::: Recorded information :::

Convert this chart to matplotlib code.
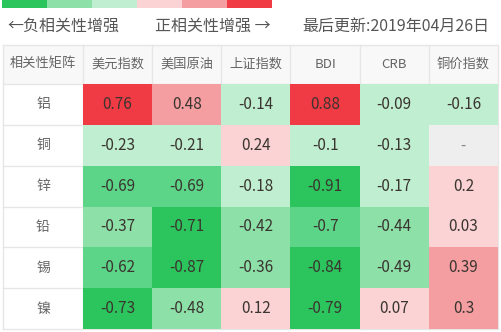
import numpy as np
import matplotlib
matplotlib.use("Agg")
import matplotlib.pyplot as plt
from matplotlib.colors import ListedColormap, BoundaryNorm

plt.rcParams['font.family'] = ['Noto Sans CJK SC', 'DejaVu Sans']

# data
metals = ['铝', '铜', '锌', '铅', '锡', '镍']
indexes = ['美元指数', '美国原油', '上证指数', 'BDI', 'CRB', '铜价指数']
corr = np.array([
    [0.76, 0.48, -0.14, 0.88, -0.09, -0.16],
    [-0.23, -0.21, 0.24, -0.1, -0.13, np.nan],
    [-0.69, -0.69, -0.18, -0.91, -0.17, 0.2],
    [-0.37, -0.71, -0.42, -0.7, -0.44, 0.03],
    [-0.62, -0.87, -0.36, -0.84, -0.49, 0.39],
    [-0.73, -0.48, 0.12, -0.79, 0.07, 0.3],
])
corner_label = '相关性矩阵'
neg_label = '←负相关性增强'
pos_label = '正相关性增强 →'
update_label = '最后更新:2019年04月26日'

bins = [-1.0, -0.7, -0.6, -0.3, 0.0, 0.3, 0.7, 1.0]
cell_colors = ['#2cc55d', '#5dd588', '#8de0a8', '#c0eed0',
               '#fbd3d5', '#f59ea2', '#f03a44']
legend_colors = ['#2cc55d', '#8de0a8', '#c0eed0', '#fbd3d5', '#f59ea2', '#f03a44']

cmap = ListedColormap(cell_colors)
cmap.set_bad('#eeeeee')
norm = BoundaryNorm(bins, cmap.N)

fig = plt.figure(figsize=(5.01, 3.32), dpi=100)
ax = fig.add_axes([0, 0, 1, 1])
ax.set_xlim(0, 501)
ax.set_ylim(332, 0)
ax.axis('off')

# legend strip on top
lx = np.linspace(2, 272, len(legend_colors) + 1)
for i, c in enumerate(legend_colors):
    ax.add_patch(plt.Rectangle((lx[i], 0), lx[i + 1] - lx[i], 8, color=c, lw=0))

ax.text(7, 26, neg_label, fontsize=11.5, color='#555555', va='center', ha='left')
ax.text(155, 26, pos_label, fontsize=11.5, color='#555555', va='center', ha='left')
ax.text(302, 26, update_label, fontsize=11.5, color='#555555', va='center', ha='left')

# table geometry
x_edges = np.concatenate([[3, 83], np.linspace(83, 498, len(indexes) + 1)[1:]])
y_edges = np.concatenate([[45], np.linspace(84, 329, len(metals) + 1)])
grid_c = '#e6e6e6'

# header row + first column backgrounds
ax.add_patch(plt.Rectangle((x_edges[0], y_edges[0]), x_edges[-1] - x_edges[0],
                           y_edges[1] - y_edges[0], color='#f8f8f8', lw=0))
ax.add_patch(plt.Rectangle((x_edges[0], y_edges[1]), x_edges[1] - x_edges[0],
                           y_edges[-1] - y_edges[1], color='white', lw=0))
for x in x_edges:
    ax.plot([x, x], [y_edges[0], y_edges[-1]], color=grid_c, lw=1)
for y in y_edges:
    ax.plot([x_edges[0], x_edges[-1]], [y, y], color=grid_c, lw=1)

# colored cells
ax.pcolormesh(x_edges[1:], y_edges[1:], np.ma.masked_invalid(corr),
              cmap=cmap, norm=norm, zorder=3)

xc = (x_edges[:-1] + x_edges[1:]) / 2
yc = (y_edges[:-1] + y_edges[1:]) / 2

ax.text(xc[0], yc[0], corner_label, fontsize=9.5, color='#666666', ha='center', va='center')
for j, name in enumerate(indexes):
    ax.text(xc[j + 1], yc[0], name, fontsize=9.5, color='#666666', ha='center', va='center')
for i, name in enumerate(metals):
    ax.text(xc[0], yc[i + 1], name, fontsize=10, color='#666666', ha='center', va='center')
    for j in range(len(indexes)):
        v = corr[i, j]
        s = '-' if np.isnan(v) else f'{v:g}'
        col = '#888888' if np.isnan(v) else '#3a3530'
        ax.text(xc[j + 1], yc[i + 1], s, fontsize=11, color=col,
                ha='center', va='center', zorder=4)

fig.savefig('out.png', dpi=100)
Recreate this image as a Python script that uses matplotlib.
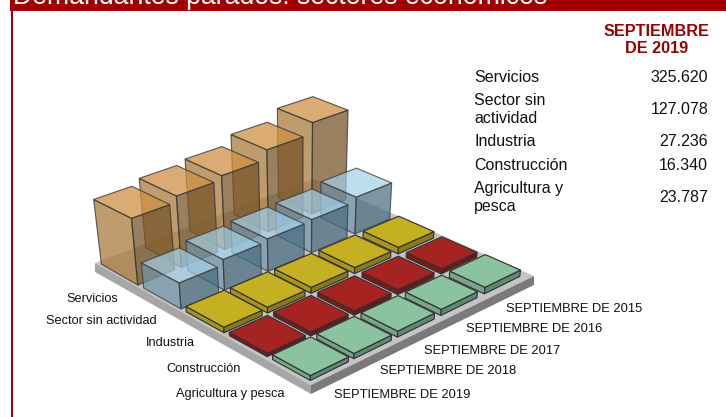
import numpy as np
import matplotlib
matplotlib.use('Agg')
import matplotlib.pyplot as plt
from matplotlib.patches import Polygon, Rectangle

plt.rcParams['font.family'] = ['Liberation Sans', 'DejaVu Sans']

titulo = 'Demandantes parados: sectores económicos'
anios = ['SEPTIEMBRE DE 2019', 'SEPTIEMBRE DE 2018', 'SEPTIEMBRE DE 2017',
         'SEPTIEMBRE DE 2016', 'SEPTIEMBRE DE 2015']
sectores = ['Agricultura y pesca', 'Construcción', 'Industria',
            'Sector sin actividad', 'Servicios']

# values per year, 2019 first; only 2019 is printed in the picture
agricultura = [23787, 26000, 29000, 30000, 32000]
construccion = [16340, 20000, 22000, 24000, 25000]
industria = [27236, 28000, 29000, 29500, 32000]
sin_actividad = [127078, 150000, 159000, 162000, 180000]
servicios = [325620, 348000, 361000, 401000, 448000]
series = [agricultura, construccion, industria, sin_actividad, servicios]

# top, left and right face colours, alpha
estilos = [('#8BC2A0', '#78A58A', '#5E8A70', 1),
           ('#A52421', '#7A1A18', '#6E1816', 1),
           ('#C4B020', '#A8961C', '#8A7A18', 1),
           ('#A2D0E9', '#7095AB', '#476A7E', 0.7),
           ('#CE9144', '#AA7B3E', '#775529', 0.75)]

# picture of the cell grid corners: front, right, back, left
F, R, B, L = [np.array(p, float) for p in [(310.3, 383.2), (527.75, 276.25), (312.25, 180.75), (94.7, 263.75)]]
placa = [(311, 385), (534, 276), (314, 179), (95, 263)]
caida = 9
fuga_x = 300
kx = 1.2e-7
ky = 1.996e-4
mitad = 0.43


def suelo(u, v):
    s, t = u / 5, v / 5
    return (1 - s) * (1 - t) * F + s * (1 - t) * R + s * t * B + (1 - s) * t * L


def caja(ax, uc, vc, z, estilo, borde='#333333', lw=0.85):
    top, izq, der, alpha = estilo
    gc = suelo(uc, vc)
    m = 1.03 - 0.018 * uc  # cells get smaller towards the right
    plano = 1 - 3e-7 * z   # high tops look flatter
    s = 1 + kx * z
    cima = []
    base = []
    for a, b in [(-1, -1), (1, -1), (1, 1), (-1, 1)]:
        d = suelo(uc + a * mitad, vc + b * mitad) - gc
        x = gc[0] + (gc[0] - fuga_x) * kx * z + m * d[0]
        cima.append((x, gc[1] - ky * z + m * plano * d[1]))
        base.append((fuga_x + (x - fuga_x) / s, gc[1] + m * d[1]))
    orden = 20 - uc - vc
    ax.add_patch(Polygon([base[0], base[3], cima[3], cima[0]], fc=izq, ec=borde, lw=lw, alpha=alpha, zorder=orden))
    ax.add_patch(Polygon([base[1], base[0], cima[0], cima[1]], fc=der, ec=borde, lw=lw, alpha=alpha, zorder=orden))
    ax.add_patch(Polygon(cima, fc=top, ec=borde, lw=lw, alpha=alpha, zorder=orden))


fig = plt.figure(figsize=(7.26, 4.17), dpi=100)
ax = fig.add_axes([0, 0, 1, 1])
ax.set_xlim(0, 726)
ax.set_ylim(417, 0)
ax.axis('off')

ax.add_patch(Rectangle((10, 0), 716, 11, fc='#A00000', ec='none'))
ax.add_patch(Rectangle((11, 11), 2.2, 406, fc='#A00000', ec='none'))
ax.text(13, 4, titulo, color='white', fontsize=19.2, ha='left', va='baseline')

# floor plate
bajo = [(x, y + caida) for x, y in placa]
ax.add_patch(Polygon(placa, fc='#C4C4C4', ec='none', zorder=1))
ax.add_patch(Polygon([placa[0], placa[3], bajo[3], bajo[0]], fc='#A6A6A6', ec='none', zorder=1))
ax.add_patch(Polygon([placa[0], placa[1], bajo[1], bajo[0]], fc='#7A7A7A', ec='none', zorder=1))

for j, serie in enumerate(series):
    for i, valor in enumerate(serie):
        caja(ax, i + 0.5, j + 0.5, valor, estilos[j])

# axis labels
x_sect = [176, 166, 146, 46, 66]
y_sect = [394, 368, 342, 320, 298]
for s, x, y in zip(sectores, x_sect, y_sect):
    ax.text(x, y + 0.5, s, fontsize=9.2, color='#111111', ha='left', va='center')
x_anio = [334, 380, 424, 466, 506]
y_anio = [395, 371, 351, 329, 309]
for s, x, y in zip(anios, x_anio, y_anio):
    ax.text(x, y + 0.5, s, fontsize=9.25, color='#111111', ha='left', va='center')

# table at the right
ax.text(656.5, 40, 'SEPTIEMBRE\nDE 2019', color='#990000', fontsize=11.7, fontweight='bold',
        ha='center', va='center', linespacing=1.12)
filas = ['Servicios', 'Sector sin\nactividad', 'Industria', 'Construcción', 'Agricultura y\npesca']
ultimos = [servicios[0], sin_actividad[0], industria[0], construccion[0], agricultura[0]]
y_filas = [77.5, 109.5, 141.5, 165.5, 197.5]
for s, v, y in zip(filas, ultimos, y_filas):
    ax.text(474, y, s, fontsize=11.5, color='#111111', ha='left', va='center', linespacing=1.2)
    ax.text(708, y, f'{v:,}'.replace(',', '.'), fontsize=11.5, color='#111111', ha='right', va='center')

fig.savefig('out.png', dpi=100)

:::

### Request:
Hand back the exact lines from the start of the entries to the line with "plt.rcParams['font.family'] = ['Noto", both ends kept and pictures left out.

### Answer to this exercise:
Convert this chart to matplotlib code.
import numpy as np
import matplotlib
matplotlib.use("Agg")
import matplotlib.pyplot as plt
from matplotlib.colors import ListedColormap, BoundaryNorm

plt.rcParams['font.family'] = ['Noto Sans CJK SC', 'DejaVu Sans']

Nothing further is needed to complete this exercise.